# WORK TO DO:
Copy, exactly as written, the lines that begin at the one containing "Rebuild this diagram" and end at the one containing "inner sep=0pt] (hdr)". Skip any pictures in the data below.

Code that draws figures:
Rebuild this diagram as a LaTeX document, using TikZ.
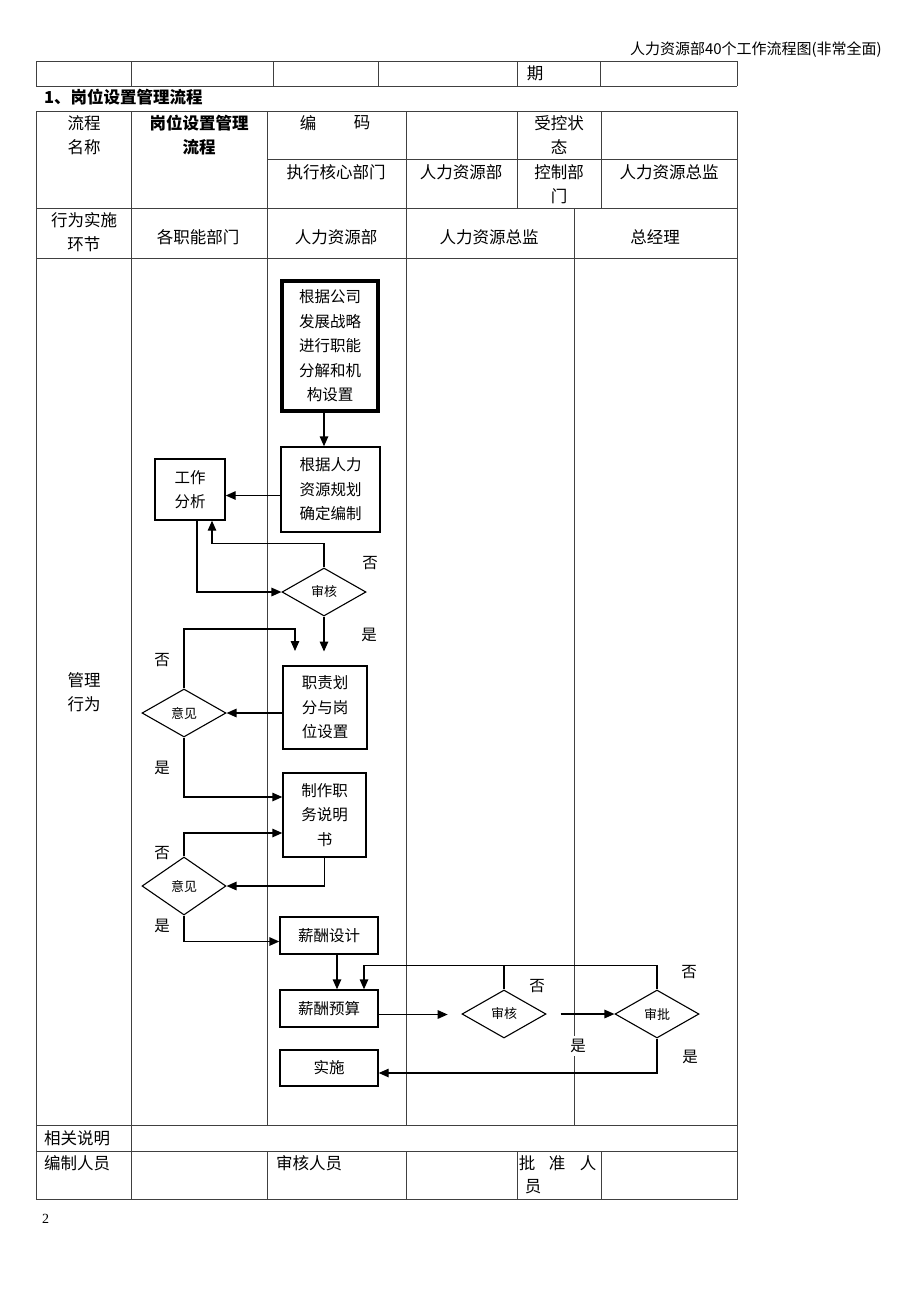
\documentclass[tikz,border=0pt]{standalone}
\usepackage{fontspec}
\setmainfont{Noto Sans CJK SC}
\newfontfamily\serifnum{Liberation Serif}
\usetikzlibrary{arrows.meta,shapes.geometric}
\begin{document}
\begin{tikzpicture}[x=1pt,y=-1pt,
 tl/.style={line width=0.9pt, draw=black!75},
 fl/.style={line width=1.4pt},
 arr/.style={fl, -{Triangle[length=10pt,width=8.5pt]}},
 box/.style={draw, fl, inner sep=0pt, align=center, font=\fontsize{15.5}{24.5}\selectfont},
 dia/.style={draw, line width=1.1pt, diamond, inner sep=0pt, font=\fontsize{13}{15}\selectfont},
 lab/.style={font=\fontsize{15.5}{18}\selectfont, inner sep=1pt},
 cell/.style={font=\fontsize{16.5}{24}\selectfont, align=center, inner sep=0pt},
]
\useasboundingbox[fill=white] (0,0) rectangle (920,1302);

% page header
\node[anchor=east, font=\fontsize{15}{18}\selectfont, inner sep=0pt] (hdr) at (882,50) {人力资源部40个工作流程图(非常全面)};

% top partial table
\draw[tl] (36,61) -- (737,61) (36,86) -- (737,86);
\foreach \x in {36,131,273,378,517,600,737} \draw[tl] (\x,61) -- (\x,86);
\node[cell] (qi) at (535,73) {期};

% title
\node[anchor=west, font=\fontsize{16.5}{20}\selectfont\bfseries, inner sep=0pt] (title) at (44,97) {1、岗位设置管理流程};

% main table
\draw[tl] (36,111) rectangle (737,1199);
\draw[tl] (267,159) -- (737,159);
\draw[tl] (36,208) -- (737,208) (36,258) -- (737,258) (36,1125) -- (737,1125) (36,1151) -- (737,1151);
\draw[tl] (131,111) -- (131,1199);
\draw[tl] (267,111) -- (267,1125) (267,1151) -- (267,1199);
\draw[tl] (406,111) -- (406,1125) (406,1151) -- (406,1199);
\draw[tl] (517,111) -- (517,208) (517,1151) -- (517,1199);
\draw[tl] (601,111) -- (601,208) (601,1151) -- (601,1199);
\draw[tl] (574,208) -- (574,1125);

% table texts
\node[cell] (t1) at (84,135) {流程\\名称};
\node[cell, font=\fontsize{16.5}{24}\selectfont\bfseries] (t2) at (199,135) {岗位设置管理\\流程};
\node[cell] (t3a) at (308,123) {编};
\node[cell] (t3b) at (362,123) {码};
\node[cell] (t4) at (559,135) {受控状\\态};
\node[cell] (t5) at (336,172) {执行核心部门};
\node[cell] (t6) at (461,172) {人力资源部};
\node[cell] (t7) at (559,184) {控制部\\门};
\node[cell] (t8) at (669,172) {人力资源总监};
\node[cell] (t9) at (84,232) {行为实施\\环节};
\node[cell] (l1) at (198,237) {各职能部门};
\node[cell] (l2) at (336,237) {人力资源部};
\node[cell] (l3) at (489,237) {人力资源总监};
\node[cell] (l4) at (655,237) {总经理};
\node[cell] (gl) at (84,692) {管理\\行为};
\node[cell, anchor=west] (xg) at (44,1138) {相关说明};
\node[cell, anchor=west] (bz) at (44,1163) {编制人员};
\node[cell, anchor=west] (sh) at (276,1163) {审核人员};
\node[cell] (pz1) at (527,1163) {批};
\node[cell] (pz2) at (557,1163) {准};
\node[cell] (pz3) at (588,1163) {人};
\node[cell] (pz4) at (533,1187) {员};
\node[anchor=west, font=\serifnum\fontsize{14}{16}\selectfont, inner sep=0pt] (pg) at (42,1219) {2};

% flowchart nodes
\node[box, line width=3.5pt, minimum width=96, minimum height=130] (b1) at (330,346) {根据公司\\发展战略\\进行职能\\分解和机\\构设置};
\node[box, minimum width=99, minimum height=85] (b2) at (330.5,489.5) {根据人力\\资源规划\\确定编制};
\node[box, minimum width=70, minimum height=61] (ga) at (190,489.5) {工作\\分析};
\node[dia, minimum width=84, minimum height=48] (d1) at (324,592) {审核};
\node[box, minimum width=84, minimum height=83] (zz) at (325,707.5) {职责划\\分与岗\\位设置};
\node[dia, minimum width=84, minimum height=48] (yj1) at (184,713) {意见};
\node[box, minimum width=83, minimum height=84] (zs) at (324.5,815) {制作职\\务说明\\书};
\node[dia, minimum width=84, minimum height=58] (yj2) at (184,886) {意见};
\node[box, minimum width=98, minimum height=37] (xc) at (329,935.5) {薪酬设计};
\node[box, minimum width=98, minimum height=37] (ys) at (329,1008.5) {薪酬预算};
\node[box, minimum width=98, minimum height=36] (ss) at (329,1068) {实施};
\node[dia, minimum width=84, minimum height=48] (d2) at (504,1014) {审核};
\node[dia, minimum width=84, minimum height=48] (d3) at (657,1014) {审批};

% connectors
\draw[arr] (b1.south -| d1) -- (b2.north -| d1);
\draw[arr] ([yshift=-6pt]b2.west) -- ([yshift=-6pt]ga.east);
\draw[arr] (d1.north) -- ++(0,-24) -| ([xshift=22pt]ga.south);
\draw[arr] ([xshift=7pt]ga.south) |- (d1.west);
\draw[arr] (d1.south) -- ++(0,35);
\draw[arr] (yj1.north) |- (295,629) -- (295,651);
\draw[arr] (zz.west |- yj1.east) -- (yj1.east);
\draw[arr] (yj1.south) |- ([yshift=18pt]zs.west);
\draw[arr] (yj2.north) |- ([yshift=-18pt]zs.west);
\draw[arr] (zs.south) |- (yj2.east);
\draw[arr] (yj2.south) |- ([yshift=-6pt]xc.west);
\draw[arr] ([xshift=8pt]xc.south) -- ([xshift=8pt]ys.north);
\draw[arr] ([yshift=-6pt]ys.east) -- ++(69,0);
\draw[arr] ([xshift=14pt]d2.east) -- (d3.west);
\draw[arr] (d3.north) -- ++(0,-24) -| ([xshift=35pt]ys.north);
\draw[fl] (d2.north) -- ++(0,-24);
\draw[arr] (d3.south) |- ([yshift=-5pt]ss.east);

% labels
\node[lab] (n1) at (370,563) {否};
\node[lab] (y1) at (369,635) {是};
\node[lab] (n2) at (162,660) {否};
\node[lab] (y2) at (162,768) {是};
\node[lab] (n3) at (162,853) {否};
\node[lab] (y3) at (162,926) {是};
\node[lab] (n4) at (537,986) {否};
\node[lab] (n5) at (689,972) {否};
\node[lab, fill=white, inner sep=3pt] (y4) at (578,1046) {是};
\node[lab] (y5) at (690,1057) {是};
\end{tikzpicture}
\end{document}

==

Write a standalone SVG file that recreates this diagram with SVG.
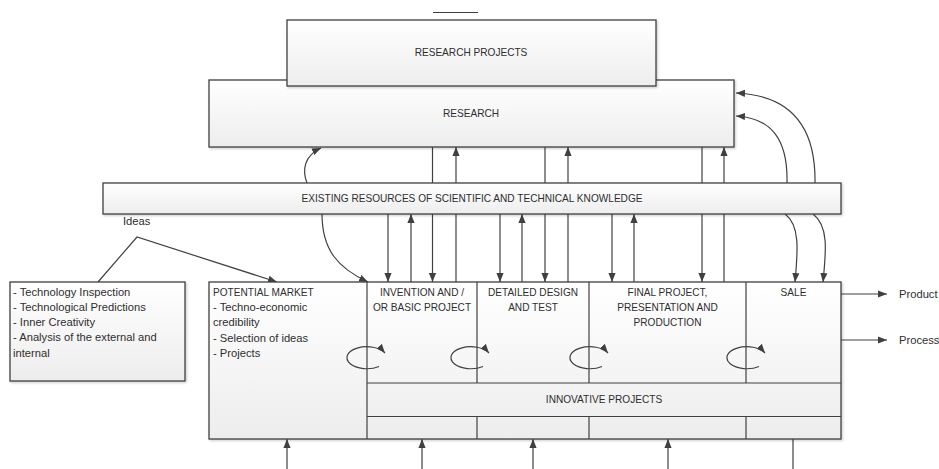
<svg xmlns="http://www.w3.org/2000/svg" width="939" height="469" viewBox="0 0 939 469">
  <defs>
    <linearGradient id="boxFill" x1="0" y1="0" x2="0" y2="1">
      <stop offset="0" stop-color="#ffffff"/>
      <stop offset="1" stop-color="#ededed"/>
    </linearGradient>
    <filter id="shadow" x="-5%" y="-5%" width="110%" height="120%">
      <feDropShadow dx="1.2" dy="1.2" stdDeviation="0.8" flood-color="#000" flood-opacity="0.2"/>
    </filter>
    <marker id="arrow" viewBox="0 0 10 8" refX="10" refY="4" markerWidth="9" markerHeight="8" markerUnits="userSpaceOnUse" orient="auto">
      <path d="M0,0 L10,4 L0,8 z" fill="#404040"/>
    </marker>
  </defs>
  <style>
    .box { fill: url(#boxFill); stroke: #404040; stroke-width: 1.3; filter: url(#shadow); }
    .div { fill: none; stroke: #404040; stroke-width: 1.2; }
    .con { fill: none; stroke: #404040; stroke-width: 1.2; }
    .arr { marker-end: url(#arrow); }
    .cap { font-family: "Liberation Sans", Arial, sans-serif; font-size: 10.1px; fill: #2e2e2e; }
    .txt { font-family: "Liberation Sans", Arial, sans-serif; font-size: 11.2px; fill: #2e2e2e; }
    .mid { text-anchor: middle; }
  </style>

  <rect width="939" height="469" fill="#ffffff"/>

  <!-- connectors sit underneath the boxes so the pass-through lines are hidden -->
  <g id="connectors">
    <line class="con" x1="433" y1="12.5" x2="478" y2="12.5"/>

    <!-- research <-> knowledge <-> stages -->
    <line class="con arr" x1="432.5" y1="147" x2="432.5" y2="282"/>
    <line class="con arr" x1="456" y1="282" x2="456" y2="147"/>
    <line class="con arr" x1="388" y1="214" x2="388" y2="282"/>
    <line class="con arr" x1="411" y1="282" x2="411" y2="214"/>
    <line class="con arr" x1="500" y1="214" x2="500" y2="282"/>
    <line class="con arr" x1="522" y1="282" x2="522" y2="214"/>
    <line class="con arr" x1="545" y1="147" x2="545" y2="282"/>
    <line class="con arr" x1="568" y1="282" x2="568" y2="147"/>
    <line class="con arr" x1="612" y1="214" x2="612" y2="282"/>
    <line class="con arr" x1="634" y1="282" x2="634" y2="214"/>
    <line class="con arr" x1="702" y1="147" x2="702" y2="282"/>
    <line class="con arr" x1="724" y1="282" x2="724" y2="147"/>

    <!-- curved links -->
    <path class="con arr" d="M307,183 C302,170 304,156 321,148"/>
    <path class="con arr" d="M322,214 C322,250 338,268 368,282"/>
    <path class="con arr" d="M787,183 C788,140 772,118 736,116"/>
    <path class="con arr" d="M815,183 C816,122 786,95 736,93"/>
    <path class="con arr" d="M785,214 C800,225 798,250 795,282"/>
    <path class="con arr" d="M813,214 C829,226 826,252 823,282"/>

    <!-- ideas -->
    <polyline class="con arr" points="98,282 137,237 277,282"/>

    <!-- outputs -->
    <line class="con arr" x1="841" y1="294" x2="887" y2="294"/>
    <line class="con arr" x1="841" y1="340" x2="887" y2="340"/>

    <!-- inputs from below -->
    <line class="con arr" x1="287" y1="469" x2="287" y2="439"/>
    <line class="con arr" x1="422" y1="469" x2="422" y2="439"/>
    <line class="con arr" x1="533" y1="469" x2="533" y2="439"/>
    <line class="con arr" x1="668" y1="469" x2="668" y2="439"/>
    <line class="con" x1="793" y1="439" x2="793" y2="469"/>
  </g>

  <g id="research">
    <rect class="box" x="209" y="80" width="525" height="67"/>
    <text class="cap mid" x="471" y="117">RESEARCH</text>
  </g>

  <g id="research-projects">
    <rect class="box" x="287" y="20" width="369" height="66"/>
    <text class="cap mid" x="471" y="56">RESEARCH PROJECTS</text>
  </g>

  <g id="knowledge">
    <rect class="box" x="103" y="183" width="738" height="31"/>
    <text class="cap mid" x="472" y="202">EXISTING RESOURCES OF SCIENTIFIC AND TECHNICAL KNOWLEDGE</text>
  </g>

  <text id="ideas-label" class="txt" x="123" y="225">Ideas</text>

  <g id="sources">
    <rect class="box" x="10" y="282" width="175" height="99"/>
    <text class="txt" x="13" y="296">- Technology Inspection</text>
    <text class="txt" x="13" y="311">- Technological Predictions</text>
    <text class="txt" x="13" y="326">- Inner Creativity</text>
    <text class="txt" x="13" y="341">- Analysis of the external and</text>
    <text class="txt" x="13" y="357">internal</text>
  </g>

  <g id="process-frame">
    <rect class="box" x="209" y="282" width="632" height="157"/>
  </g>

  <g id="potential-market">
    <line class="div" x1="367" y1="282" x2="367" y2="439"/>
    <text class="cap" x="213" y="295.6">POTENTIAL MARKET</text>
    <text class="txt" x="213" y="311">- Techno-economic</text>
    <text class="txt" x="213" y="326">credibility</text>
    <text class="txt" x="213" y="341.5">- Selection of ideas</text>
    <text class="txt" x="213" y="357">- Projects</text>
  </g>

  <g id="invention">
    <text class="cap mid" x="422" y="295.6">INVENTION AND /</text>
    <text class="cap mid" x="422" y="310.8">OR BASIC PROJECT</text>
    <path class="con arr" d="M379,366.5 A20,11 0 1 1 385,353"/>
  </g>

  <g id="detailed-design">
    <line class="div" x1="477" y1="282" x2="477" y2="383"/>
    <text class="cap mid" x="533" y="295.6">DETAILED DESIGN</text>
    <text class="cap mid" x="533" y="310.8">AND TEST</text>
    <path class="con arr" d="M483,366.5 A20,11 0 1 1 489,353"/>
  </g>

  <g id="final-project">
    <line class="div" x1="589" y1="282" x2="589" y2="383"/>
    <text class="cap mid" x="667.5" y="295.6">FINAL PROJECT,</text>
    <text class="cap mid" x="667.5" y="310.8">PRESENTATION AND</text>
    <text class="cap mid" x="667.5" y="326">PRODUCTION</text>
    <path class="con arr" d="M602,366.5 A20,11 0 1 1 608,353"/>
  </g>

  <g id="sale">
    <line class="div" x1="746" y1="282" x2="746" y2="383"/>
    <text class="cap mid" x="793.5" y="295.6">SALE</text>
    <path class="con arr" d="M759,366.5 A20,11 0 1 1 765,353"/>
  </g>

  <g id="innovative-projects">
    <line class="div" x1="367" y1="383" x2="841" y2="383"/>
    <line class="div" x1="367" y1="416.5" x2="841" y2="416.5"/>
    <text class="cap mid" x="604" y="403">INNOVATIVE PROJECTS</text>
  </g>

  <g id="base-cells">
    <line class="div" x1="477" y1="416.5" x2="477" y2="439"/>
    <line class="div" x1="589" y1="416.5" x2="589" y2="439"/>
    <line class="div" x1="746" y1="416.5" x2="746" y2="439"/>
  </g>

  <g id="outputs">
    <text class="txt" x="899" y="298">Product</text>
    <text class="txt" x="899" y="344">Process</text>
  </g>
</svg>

# TASK RESPONSE:
Rebuild this diagram as a LaTeX document, using TikZ.
\documentclass[tikz,border=0pt]{standalone}
\usepackage{fontspec}
\setmainfont{Noto Sans CJK SC}
\newfontfamily\serifnum{Liberation Serif}
\usetikzlibrary{arrows.meta,shapes.geometric}
\begin{document}
\begin{tikzpicture}[x=1pt,y=-1pt,
 tl/.style={line width=0.9pt, draw=black!75},
 fl/.style={line width=1.4pt},
 arr/.style={fl, -{Triangle[length=10pt,width=8.5pt]}},
 box/.style={draw, fl, inner sep=0pt, align=center, font=\fontsize{15.5}{24.5}\selectfont},
 dia/.style={draw, line width=1.1pt, diamond, inner sep=0pt, font=\fontsize{13}{15}\selectfont},
 lab/.style={font=\fontsize{15.5}{18}\selectfont, inner sep=1pt},
 cell/.style={font=\fontsize{16.5}{24}\selectfont, align=center, inner sep=0pt},
]
\useasboundingbox[fill=white] (0,0) rectangle (920,1302);

% page header
\node[anchor=east, font=\fontsize{15}{18}\selectfont, inner sep=0pt] (hdr) at (882,50) {人力资源部40个工作流程图(非常全面)};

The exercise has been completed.